Under some circumstances such as when one base transceiver station is nearing its capacity, the network may decide to hand some mobiles over to another base transceiver station they are receiving that has more capacity, and in this way reduce the load on the base transceiver station that is nearly running to capacity. In this way access can be opened to the maximum number of users. In fact channel usage and capacity are very important factors in the design of a cellular network.

Types of handover / handoff

With the advent of CDMA systems where the same channels can be used by several mobiles, and where it is possible to adjacent cells or cell sectors to use the same frequency channel there are a number of different types of handover that can be performed:

  • Hard handover (hard handoff)
  • Soft handover (soft handoff)
  • Softer handover (softer handoff)

Although all of these forms of handover or handoff enable the cellular phone to be connected to a different cell or different cell sector, they are performed in slightly different ways and are available under different conditions.

Hard handover

The definition of a hard handover or handoff is one where an existing connection must be broken before the new one is established. One example of hard handover is when frequencies are changed. As the mobile will normally only be able to transmit on one frequency at a time, the connection must be broken before it can move to the new channel where the connection is re-established. This is often termed and inter-frequency hard handover. While this is the most common form of hard handoff, it is not the only one. It is also possible to have intra-frequency hard handovers where the frequency channel remains the same.

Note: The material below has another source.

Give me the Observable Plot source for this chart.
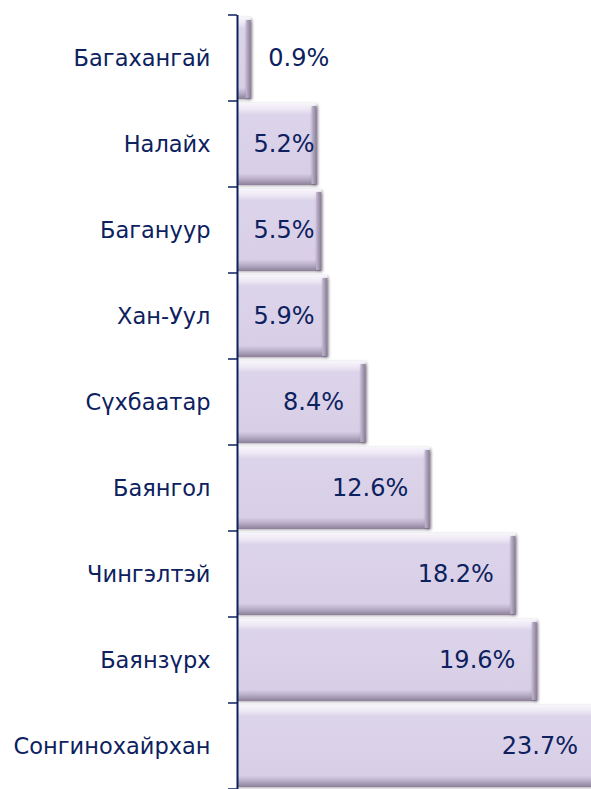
<!DOCTYPE html>
<html><head><meta charset="utf-8">
<script src="https://cdn.jsdelivr.net/npm/d3@7"></script>
<script src="https://cdn.jsdelivr.net/npm/@observablehq/plot@0.6"></script>
<style>
body{margin:0;background:#fff;}
#chart{width:591px;height:789px;overflow:hidden;}
</style>
</head><body><div id="chart"></div>
<script>
const districts = ["Багахангай","Налайх","Багануур","Хан-Уул","Сүхбаатар","Баянгол","Чингэлтэй","Баянзүрх","Сонгинохайрхан"];
const shares = [0.9, 5.2, 5.5, 5.9, 8.4, 12.6, 18.2, 19.6, 23.7];
const valueLabels = ["0.9%","5.2%","5.5%","5.9%","8.4%","12.6%","18.2%","19.6%","23.7%"];

const data = districts.map((d, i) => ({district: d, share: shares[i], label: valueLabels[i]}));
const navy = "#0c215e";

const defs = () => {
  const g = d3.create("svg:defs");
  const v = g.append("linearGradient").attr("id", "barGrad").attr("x1", 0).attr("y1", 0).attr("x2", 0).attr("y2", 1);
  [[0, "#f8f6fc"], [0.07, "#eee9f5"], [0.14, "#dcd4ea"], [0.86, "#d8cfe6"], [0.93, "#b7acc5"], [1, "#8c8199"]]
    .forEach(([o, c]) => v.append("stop").attr("offset", o).attr("stop-color", c));
  const h = g.append("linearGradient").attr("id", "edgeGrad").attr("x1", 0).attr("y1", 0).attr("x2", 1).attr("y2", 0);
  [[0, "#c4b9d2"], [1, "#887d95"]].forEach(([o, c]) => h.append("stop").attr("offset", o).attr("stop-color", c));
  return g.node();
};

const boundaryTicks = (index, scales) => {
  const y = scales.y;
  const g = d3.create("svg:g").attr("stroke", navy).attr("stroke-width", 1.5);
  const bw = y.bandwidth ? y.bandwidth() : 86;
  const pos = districts.map(d => y(d));
  pos.push(y(districts[districts.length - 1]) + bw);
  pos.forEach(p => g.append("line").attr("x1", 228).attr("x2", 237).attr("y1", p).attr("y2", p));
  return g.node();
};

const chart = Plot.plot({
  width: 591, height: 789,
  marginTop: 15, marginBottom: 0, marginLeft: 237, marginRight: 0,
  style: {fontFamily: "DejaVu Sans", background: "white", overflow: "hidden"},
  x: {domain: [0, 23.14], axis: null},
  y: {domain: districts, padding: 0, label: null},
  marks: [
    defs,
    Plot.barX(data, {y: "district", x: "share", insetTop: 2, insetBottom: 2, fill: "url(#barGrad)", clip: true}),
    Plot.barX(data, {y: "district", x1: "share", x2: "share", insetLeft: -5, insetTop: 5, insetBottom: 3, fill: "url(#edgeGrad)", clip: true}),
    Plot.ruleX([0], {stroke: navy, strokeWidth: 2}),
    boundaryTicks,
    Plot.axisY({tickSize: 0, tickPadding: 27, fontSize: 22.5, color: navy, label: null}),
    Plot.text(data.filter(d => d.share < 2), {y: "district", x: "share", text: "label", textAnchor: "start", dx: 17, fontSize: 24, fill: navy}),
    Plot.text(data.filter(d => d.share >= 2 && d.share < 6.5), {y: "district", x: () => 0, text: "label", textAnchor: "start", dx: 16, fontSize: 24, fill: navy}),
    Plot.text(data.filter(d => d.share >= 6.5), {y: "district", x: "share", text: "label", textAnchor: "end", dx: -22, fontSize: 24, fill: navy})
  ]
});
d3.select(chart).selectAll("g[aria-label='bar']").style("filter", "drop-shadow(1.5px 1.5px 1.5px rgba(70,60,80,0.45))");
document.getElementById("chart").append(chart);
</script>
</body></html>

Although there is generally a short break in transmission, this is normally short enough not to be noticed by the user.

Soft handover

The new 3G technologies use CDMA where it is possible to have neighbouring cells on the same frequency and this opens the possibility of having a form of handover or handoff where it is not necessary to break the connection. This is called soft handover or soft handoff, and it is defined as a handover where a new connection is established before the old one is released. In UMTS most of the handovers that are performed are intra-frequency soft handovers.

Softer handover

The third type of hand over is termed a softer handover, or handoff. In this instance a new signal is either added to or deleted from the active set of signals. It may also occur when a signal is replaced by a stronger signal from a different sector under the same base station. This type of handover or handoff is available within UMTS as well as CDMA2000.

Cellular handover or cellular handoff are performed by all cellular telecommunications networks, and they are a core element of the whole concept of cellular telecommunications. There are a number of requirements for the process. The first is that it occurs reliably and if it does not, users soon become dissatisfied and choose another network provider in a process known as "churn". However it needs to be accomplished in the most efficient manner. Although softer handoff is the most reliable, it also uses more network capacity. The reason for this is that it is communicating with more than one sector or base station at any given instance. Soft handover is also less efficient than hard handover, but again more reliable as the connection is never lost.

It is therefore necessary for the cellular telecommunications network provider to arrange the network to operate in the most efficient manner, while still providing the most reliable service.